Tob was reported to interact with Smad1, -5, and -8, and its deficiency enhances basal bone mass in mice. Interestingly, ANA does not interact with Smad1 or -5, but instead it interacts with Smad8. Whether this feature may link to the specific effects of ANA deficiency on the enhancement of ectopic bone formation without affecting basal bone mass levels or not remains to be further elucidated.
In conclusion, we identified ANA as a unique and novel BMP antagonist that specifically suppresses ectopic bone formation activity of BMP, a definitive character of this molecule.

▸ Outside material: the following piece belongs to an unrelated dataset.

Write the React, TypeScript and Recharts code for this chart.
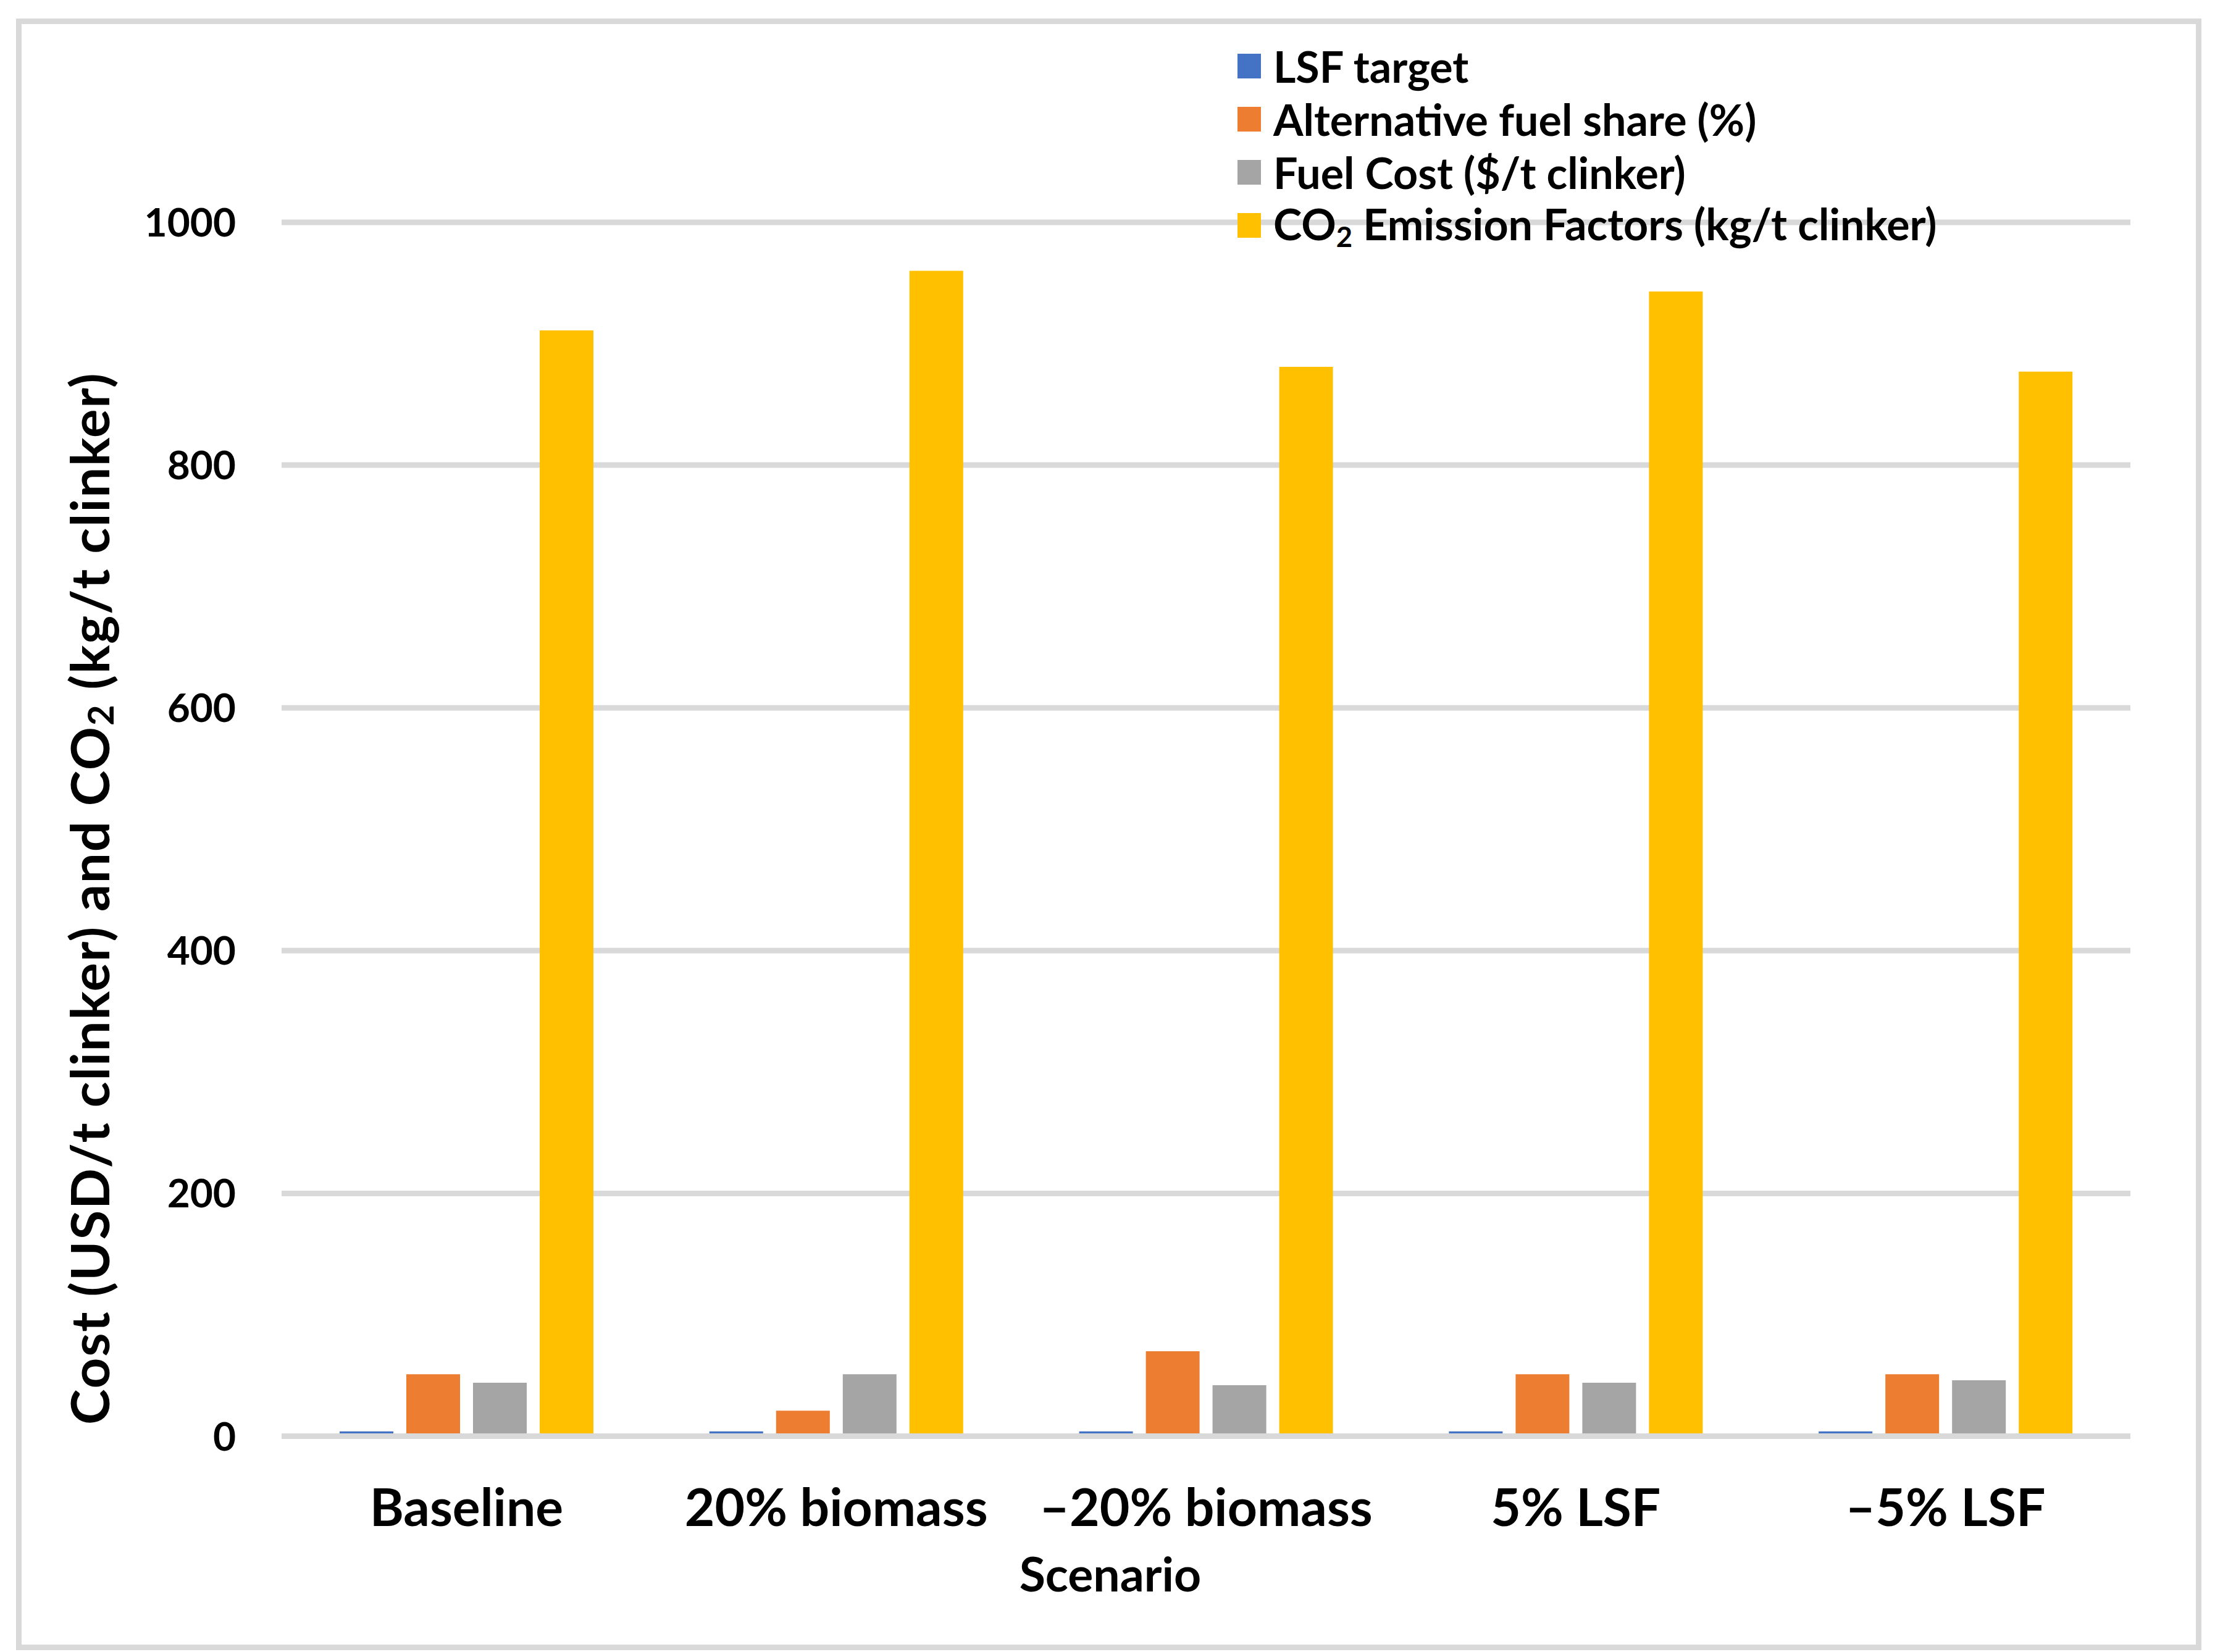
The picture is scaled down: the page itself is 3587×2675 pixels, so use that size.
import React from 'react';
import { BarChart, Bar, XAxis, YAxis, CartesianGrid, Legend } from 'recharts';

const scenarios = ['Baseline', '20% biomass', '\u201320% biomass', '5% LSF', '\u20135% LSF'];
const lsfTarget = [4, 4, 4, 4, 4];
const altFuelShare = [51, 21, 70, 51, 51];
const fuelCost = [44, 51, 42, 44, 46];
const co2Emission = [911, 960, 881, 943, 877];
const yTicks = [0, 200, 400, 600, 800, 1000];

const seriesNames = ['LSF target', 'Alternative fuel share (%)', 'Fuel Cost ($/t clinker)', 'CO2 Emission Factors (kg/t clinker)'];
const seriesKeys = ['lsf', 'alt', 'cost', 'co2'];
const seriesColors = ['#4472C4', '#ED7D31', '#A5A5A5', '#FFC000'];

const data = scenarios.map((s, i) => ({
  name: s,
  lsf: lsfTarget[i],
  alt: altFuelShare[i],
  cost: fuelCost[i],
  co2: co2Emission[i],
}));

const FONT = 'Lato, "Liberation Sans", Arial, sans-serif';
const GRID = '#D9D9D9';

const XTick = (props: any) => {
  const { x, y, payload } = props;
  return (
    <text x={x} y={y} dy={137} textAnchor="middle" fontFamily={FONT} fontWeight={700} fontSize={84} fill="#000">
      {payload.value}
    </text>
  );
};

const YTick = (props: any) => {
  const { x, y, payload } = props;
  return (
    <text x={x} y={y} dx={-66} dy={23} textAnchor="end" fontFamily={FONT} fontWeight={700} fontSize={64} fill="#000">
      {payload.value}
    </text>
  );
};

const YLabel = (props: any) => {
  const vb = props.viewBox || { x: 0, y: 0, width: 0, height: 0 };
  const cx = vb.x + 143;
  const cy = vb.y + vb.height / 2 + 112;
  return (
    <text
      x={cx}
      y={cy}
      transform={`rotate(-90 ${cx} ${cy})`}
      textAnchor="middle"
      dominantBaseline="central"
      fontFamily={FONT}
      fontWeight={700}
      fontSize={87}
      letterSpacing={1.8}
      fill="#000"
    >
      <tspan>Cost (USD/t clinker) and CO</tspan>
      <tspan fontSize={58} dy={18}>2</tspan>
      <tspan dy={-18}> (kg/t clinker)</tspan>
    </text>
  );
};

const XLabel = (props: any) => {
  const vb = props.viewBox || { x: 0, y: 0, width: 0, height: 0 };
  return (
    <text
      x={vb.x + vb.width / 2 - 155}
      y={vb.y + 251}
      textAnchor="middle"
      fontFamily={FONT}
      fontWeight={700}
      fontSize={77}
      fill="#000"
    >
      Scenario
    </text>
  );
};

const LegendContent = () => (
  <div style={{ fontFamily: FONT, fontWeight: 700, fontSize: 70, color: '#000' }}>
    {seriesNames.map((n, i) => (
      <div key={n} style={{ display: 'flex', alignItems: 'center', height: 86, whiteSpace: 'nowrap' }}>
        <span style={{ display: 'inline-block', width: 38, height: 40, background: seriesColors[i], marginRight: 20 }} />
        {i === 3 ? (
          <span>
            CO<sub style={{ fontSize: '0.65em', verticalAlign: '-0.25em' }}>2</sub> Emission Factors (kg/t clinker)
          </span>
        ) : (
          <span>{n}</span>
        )}
      </div>
    ))}
  </div>
);

export default function App() {
  return (
    <div style={{ position: 'absolute', left: 0, top: 0, width: 3587, height: 2675, background: '#fff' }}>
      <div
        style={{
          position: 'absolute',
          left: 26,
          top: 30,
          width: 3539,
          height: 2642,
          border: `9px solid ${GRID}`,
          boxSizing: 'border-box',
        }}
      />
      <div style={{ position: 'absolute', left: 0, top: 0 }}>
        <BarChart
          width={3587}
          height={2675}
          data={data}
          margin={{ top: 360, right: 137, bottom: 149.5, left: 0 }}
          barGap={21}
        >
          <CartesianGrid vertical={false} stroke={GRID} strokeWidth={9} />
          {seriesKeys.map((k, i) => (
            <Bar key={k} dataKey={k} name={seriesNames[i]} fill={seriesColors[i]} barSize={87} isAnimationActive={false} />
          ))}
          <XAxis
            dataKey="name"
            height={200}
            axisLine={{ stroke: GRID, strokeWidth: 9 }}
            tickLine={false}
            tick={<XTick />}
            interval={0}
            label={<XLabel />}
          />
          <YAxis
            width={456}
            domain={[0, 1000]}
            ticks={yTicks}
            axisLine={false}
            tickLine={false}
            tick={<YTick />}
            interval={0}
            label={<YLabel />}
          />
          <Legend
            layout="horizontal"
            verticalAlign="middle"
            align="center"
            content={<LegendContent />}
            wrapperStyle={{ position: 'absolute', left: 2004, top: 64, width: 'auto' }}
          />
        </BarChart>
      </div>
    </div>
  );
}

This work was supported by grants-in-aid from the Japanese Ministry of Education (Global Center of Excellence Program, International Research Center for Molecular Science in Tooth and Bone Diseases, Grants 18109011, 18659438, 18123456, and 20013014), grants from the Japan Space forum, Japan Aerospace Exploration Agency, and Advanced Bone and Joint Science Strategic Research Networks Projects, and the Japan Society for Promotion of Science Core to Core Program, Research for the Future Program, Genome Science.
Footnotes
The abbreviations used are: BMP, bone morphogenetic protein; CHP-PEG, cholesterol-bearing pullulan cross-linked by polyethylene glycol; siRNA, small interference RNA; BRE, BMP response element; ALP, alkaline phosphatase; GAPDH, glyceraldehyde-3-phosphate dehydrogenase; ANA, abundant in neuroepitherial area; X-gal, 5-bromo-4-chloro-3-indolyl-β-d-galactopyranoside.